Un dizaine de démonstrateurs

Pour affiner au mieux son offre, la Caisse des Dépôts est prête à faire preuve d'inventivité. Elle va lancer des expérimentations dans une dizaine de villes pour tester de nouvelles solutions. L'annonce avait été faite par le directeur général du Groupe, Pierre-René Lemas, lors de son déplacement à Châlons-en-Champagne, le 4 février, l'une des villes emblématiques des profondes mutations en cours dans ces territoires, au croisement des réformes administratives militaires, territoriales et de déclin industriel et démographique... Comme elle, huit autres sites ont été choisis, sur la base du volontariat des élus : Vierzon, Cahors, Nevers, Valence, Flers, Lunéville, Miramas, Perpignan (qui, exception à la règle, dépasse le seuil des 100.000 habitants). Une ou deux villes d'Outre-Mer qui restent à déterminer feront également partie de la liste. "Nous souhaitons revenir sur une dynamique d'expérimentation. Assumer les risques de l'échec", souligne Pierre-René Lemas. Parmi les dix démonstrateurs, trois d'entre eux – Perpignan, Châlons-en-Champagne et Vierzon – figuraient déjà dans la liste des centres-ville particulièrement menacés que Procos avait dévoilée en 2013, au côté d'Alençon, Arras, Aubenas, Béziers, Châteauroux, Grasse, Lannion, Lens, Roubaix ou encore Tourcoing…
Les dix démonstrateurs sont aujourd'hui présents dans huit des nouvelles régions. Mais à travers ce "laboratoire territorial", le but est à terme de couvrir l'ensemble des treize grandes régions qui, plus que jamais, auront leur mot à dire à travers leurs nouveaux schémas de développement économique et d'aménagement du territoire. "Les régions ne peuvent pas faire l'impasse sur ces réseaux de villes secondaires où vivent à peu près la moitié des Français", estime Michel-François Delannoy, alors que le phénomène de métropolisation est un sujet d'inquiétude pour les villes moyennes. D'ailleurs, plusieurs régions, comme le Centre et l'ex-Champagne-Ardenne, ont déjà fait de la revitalisation des centres une priorité de leur contrat de plan Etat-région (CPER) 2015-2020.

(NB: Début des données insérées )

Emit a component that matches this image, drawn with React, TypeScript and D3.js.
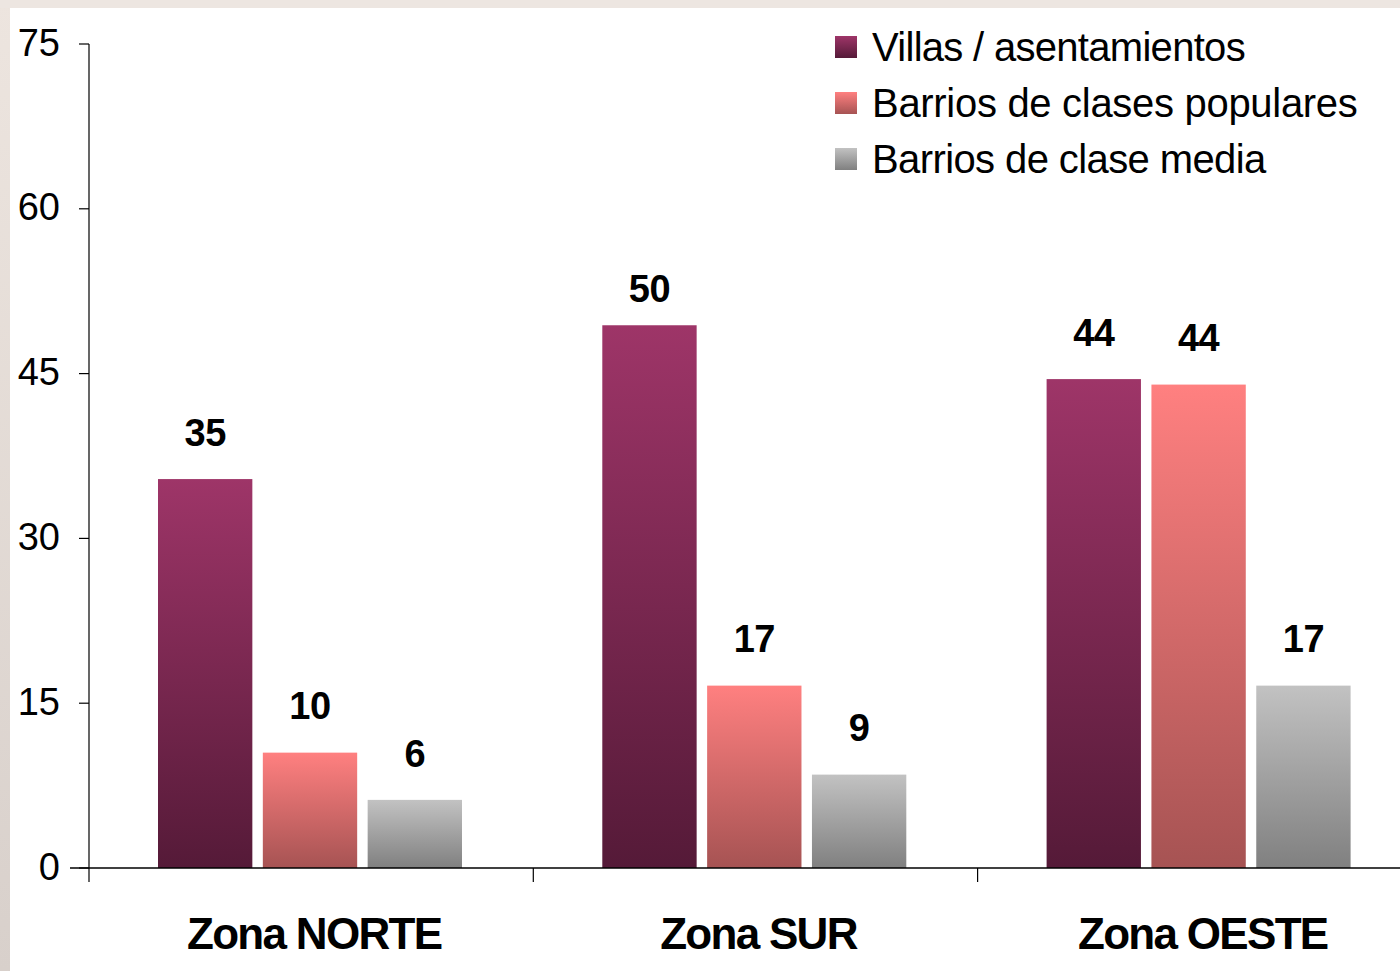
import React from "react";
import * as d3 from "d3";

const categories = ["Zona NORTE", "Zona SUR", "Zona OESTE"];
const seriesNames = ["Villas / asentamientos", "Barrios de clases populares", "Barrios de clase media"];
const villas = [35.4, 49.4, 44.5];
const populares = [10.5, 16.6, 44.0];
const media = [6.2, 8.5, 16.6];
const villasLabels = ["35", "50", "44"];
const popularesLabels = ["10", "17", "44"];
const mediaLabels = ["6", "9", "17"];
const yTicks = [0, 15, 30, 45, 60, 75];

const W = 1400;
const H = 971;

const gradients = [
  { id: "gVillas", top: "#9e3568", bottom: "#551a38" },
  { id: "gPop", top: "#ff8080", bottom: "#a65353" },
  { id: "gMedia", top: "#c2c2c2", bottom: "#808080" },
];

const legendSpacing = [-0.7, -0.3, -0.6];

export default function App() {
  const series = [
    { name: seriesNames[0], values: villas, labels: villasLabels, grad: gradients[0] },
    { name: seriesNames[1], values: populares, labels: popularesLabels, grad: gradients[1] },
    { name: seriesNames[2], values: media, labels: mediaLabels, grad: gradients[2] },
  ];

  const axisX = 89;
  const y = d3.scaleLinear().domain([0, 75]).range([868, 44]);
  const groupW = 444.3;
  const x0 = d3
    .scaleBand<string>()
    .domain(categories)
    .range([axisX, axisX + groupW * categories.length])
    .padding(0);
  const x1 = d3
    .scaleBand<string>()
    .domain(seriesNames)
    .range([69, 373])
    .paddingInner(0.1)
    .paddingOuter(0);

  const catTicks = [...categories.map((c) => x0(c)!), axisX + groupW * categories.length];

  return (
    <svg
      width={W}
      height={H}
      style={{ position: "absolute", left: 0, top: 0, fontFamily: "'Liberation Sans', Arial, sans-serif" }}
    >
      <defs>
        {gradients.map((g) => (
          <linearGradient key={g.id} id={g.id} x1="0" y1="0" x2="0" y2="1">
            <stop offset="0" stopColor={g.top} />
            <stop offset="1" stopColor={g.bottom} />
          </linearGradient>
        ))}
        <linearGradient id="leftBand" x1="0" y1="0" x2="0" y2="1">
          <stop offset="0" stopColor="#ede5df" />
          <stop offset="1" stopColor="#d8d0cb" />
        </linearGradient>
      </defs>
      <rect x={0} y={0} width={W} height={H} fill="url(#leftBand)" />
      <rect x={0} y={0} width={W} height={8} fill="#ede6e1" />
      <rect x={10} y={8} width={W - 10} height={H - 8} fill="#ffffff" />

      {/* bars */}
      {categories.map((c, ci) => (
        <g key={c} transform={`translate(${x0(c)},0)`}>
          {series.map((s) => (
            <rect
              key={s.name}
              x={x1(s.name)}
              y={y(s.values[ci])}
              width={x1.bandwidth()}
              height={y(0) - y(s.values[ci])}
              fill={`url(#${s.grad.id})`}
            />
          ))}
          {series.map((s) => (
            <text
              key={s.name + "l"}
              x={x1(s.name)! + x1.bandwidth() / 2}
              y={y(s.values[ci]) - 47 + (s.labels[ci] === "50" ? 10 : 0)}
              dy="0.36em"
              textAnchor="middle"
              fontSize={38}
              fontWeight="bold"
              letterSpacing={-0.5}
              fill="#000"
            >
              {s.labels[ci]}
            </text>
          ))}
        </g>
      ))}

      {/* y axis */}
      <line x1={axisX} x2={axisX} y1={y(75)} y2={y(0)} stroke="#000" strokeWidth={1.2} />
      {yTicks.map((t) => (
        <g key={t}>
          <line x1={79} x2={axisX} y1={y(t)} y2={y(t)} stroke="#000" strokeWidth={1.2} />
          <text x={60} y={y(t) - 2} dy="0.36em" textAnchor="end" fontSize={38} letterSpacing={0} fill="#000">
            {t}
          </text>
        </g>
      ))}

      {/* x axis */}
      <line x1={70} x2={W} y1={y(0)} y2={y(0)} stroke="#000" strokeWidth={1.5} />
      {catTicks.map((t, i) => (
        <line key={i} x1={t} x2={t} y1={y(0)} y2={y(0) + 14} stroke="#000" strokeWidth={1.2} />
      ))}
      {categories.map((c) => (
        <text
          key={c}
          x={x0(c)! + groupW / 2 + 3}
          y={949}
          textAnchor="middle"
          fontSize={44}
          fontWeight="bold"
          letterSpacing={-1.7}
          fill="#000"
        >
          {c}
        </text>
      ))}

      {/* legend */}
      {series.map((s, i) => (
        <g key={s.name} transform={`translate(835,${47 + i * 56})`}>
          <rect x={0} y={-11} width={22} height={22} fill={`url(#${s.grad.id})`} />
          <text x={37} y={0} dy="0.36em" fontSize={40} letterSpacing={legendSpacing[i]} fill="#000">
            {s.name}
          </text>
        </g>
      ))}
    </svg>
  );
}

Un comité interministériel mi-mai

A noter que l'action de la Caisse des Dépôts ne se limite pas aux centres des villes moyennes. Elle apporte aussi sa contribution aux programmes gouvernementaux de revitalisation des centres-bourg, en finançant notamment des études complémentaires. En 2014, 54 centres de bourgs de moins de 10.000 habitants ont été sélectionnés dans le cadre d'un appel à projets pour des programmes de revitalisation transversaux. Suite à quoi, il a été décidé lors du Comité interministériel aux ruralités (CIR) du 14 septembre dernier d'élargir cette politique aux centres des villes de moins de 50.000 habitants, avec une enveloppe de 300 millions d'euros à la clé (prise sur le fonds exceptionnel d'un milliard d'euros destiné à soutenir l'investissement local). "Ces mesures feront l'objet d'une évaluation et de nouveaux engagements seront pris lors du prochain CIR qui sera réuni dans les prochaines semaines", a précisé le ministre de l'Aménagement du territoire, de la Ruralité et des Collectivités territoriales Jean-Michel Baylet, invité des 25 ans de Mairie-conseils. Ce comité est attendu pour la mi-mai.